Sister Rosemary Donley, R.N., Ph.D., F.A.A.N., is an Ordinary Professor of Nursing and Director of a federally funded Community/Public Health Nursing Graduate Program at The Catholic University of America, Washington, D.C. and a General Councilor and the Vice President for Advancement of the Sisters of Charity of Seton Hill. Sister Rosemary Donley received a diploma from the Pittsburgh Hospital School of Nursing and holds a B.S.N. from St. Louis University and a M.N.Ed. and Ph.D from the University of Pittsburgh. She is a certified adult nurse practitioner.
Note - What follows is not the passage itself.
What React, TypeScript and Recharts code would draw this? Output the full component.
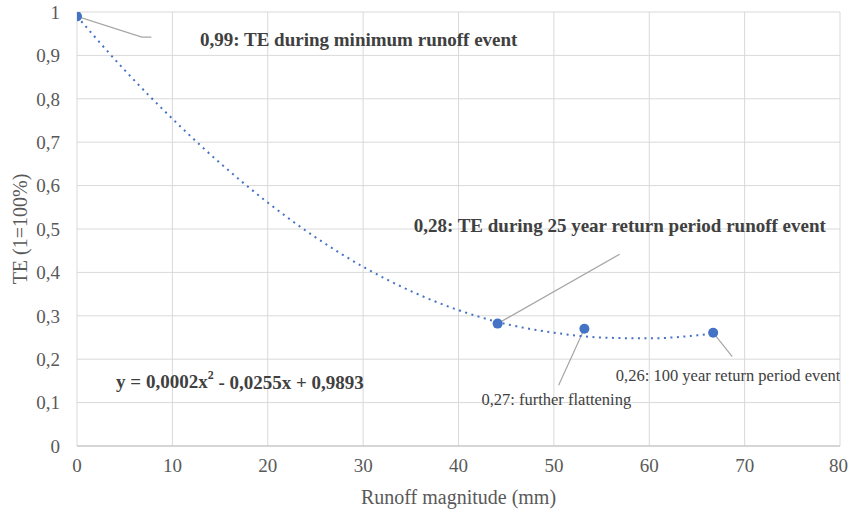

Her clinical and research interests are health policy, clinical decision making and health care literacy.
Sister Rosemary is a Fellow in the American Academy of Nursing and a member of the Institute of Medicine. She served as Executive Vice President (1986-97) and Dean of Nursing (1979-86) at The Catholic University of America. She was also a Robert Wood Johnson Health Policy Fellow. She is past President of the National League for Nursing and Sigma Theta Tau International Honor Society of Nursing, and past Senior Editor of Image: The Journal of Nursing Scholarship. Sister Rosemary serves on civic, college and health system boards and the Board of the Catholic Health Care Association. She sits on the editorial boards of five journals. She has served as a member of the Secretary of Health and Human Service's Commission on Nursing; has been a consultant to the U.S. Army and Navy Medical Commands; and is the recipient of six honorary degrees. She also received the Nell J. Watts Lifetime Achievement in Nursing Award.
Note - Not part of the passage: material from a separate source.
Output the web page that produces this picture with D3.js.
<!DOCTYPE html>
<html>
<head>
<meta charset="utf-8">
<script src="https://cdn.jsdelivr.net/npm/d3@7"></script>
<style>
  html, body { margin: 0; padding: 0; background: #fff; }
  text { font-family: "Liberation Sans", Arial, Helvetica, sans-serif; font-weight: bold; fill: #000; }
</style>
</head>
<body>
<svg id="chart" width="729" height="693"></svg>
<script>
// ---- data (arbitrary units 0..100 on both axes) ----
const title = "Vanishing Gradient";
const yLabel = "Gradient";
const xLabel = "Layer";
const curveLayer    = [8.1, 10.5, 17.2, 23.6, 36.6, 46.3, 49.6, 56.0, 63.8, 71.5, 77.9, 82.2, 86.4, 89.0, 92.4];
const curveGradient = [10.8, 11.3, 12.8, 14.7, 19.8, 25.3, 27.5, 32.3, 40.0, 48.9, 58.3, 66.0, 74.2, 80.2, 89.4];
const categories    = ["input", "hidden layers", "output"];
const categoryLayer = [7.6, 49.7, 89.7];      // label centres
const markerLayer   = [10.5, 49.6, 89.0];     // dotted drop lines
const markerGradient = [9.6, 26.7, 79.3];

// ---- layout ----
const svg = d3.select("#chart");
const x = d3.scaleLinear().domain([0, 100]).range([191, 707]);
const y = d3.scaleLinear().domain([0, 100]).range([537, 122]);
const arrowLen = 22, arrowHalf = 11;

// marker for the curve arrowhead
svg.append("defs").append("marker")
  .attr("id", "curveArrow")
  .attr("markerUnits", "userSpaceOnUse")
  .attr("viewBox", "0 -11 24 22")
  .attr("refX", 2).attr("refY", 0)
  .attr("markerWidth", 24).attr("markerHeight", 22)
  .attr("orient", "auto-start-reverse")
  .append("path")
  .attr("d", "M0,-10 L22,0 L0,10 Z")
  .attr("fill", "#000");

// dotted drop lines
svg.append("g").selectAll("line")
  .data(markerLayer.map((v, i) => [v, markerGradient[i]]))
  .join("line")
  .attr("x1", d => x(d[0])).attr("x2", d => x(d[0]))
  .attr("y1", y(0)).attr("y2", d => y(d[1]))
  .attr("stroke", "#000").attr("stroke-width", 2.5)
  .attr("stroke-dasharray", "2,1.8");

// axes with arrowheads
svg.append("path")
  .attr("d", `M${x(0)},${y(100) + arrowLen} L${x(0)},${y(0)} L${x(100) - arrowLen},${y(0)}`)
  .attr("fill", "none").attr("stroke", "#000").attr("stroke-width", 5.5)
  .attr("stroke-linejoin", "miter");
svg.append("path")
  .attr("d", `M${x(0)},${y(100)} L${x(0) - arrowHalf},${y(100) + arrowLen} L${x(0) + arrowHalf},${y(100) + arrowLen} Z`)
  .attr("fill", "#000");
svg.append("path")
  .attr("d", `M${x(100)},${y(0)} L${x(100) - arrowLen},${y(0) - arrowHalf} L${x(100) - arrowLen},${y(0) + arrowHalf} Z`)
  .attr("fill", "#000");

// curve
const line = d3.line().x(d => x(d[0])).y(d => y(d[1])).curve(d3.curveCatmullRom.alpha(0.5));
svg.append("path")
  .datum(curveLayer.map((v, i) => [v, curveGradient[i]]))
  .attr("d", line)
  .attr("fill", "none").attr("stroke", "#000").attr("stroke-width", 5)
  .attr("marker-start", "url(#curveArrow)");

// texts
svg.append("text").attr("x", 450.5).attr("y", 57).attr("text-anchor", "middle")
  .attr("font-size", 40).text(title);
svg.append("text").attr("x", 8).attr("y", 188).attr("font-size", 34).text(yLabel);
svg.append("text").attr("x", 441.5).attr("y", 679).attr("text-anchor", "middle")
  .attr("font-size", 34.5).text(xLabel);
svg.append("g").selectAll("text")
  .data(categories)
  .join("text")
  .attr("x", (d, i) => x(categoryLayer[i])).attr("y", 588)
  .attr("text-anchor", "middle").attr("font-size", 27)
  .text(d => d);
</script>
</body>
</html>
Sister Rosemary has over 95 publications and has presented papers throughout the United States, Kenya, Spain, The Peoples Republic of China, Puerto Rico, the Philippines, Guam, Okinawa, Japan, Korea, Taiwan, Hong Kong, Brazil, Argentina, Germany, Israel, Canada, Russia, Azerbaijan, Georgia and Armenia. She has also participated in numerous seminars, panel discussions, and workshops in the United States.
Sister Mary Jean Flaherty, RN, PhD, FAAN
Flaherty@cua.edu
Sister Mary Jean Flaherty, R.N., PhD, FAAN is an Ordinary Professor of Nursing at The Catholic University of America, Washington, D.C. Sr. Mary Jean Flaherty received a diploma from the Pittsburgh Hospital School of Nursing and holds a B.S.N. from Duquesne University and M.S.N. and a PhD in Curriculum and Supervision from the University of Pittsburgh. She is a maternal-child clinical nurse specialist. Her research interests are grandmothers, post-partum care, breast-feeding, and mentorship. Her work has been funded by the Department of Health and Human Services, The Catholic University of America, and Sigma Theta Tau International.
Sister Mary Jean is a Fellow in the American Academy of Nursing. She has recently served as Dean of Nursing, Chair of the Graduate Program, Nursing of the Developing Family, and Director of the Doctoral Program at the Catholic University of America. Sister Mary Jean Flaherty has also served as a WHO nurse consultant to Indonesia and as an educational consultant. She is currently a program evaluator for the National League for Nursing. She has also held various positions on the Board of Review, Baccalaureate and Higher Degree Programs, National League for Nursing.
Sister Mary Jean has served on college and health system boards including Seton Hill College; Bon Secours Health System, Inc.; Jeannette Hospital; The National Commission on Nursing Implementation Project ; and the Committee of Graduate Nursing Education, China Medical Board. She was appointed as an External Evaluator for State-Wide Nursing Review, Board of Regents Commonwealth of Massachusetts (1984) and as a Doctoral Site Visitor for the Texas Higher Education coordinating Board at the University of Texas at Arlington, Houston and Galveston (1995). Sister Mary Jean has also served as Middle States and Southern Regional Evaluator of colleges and universities.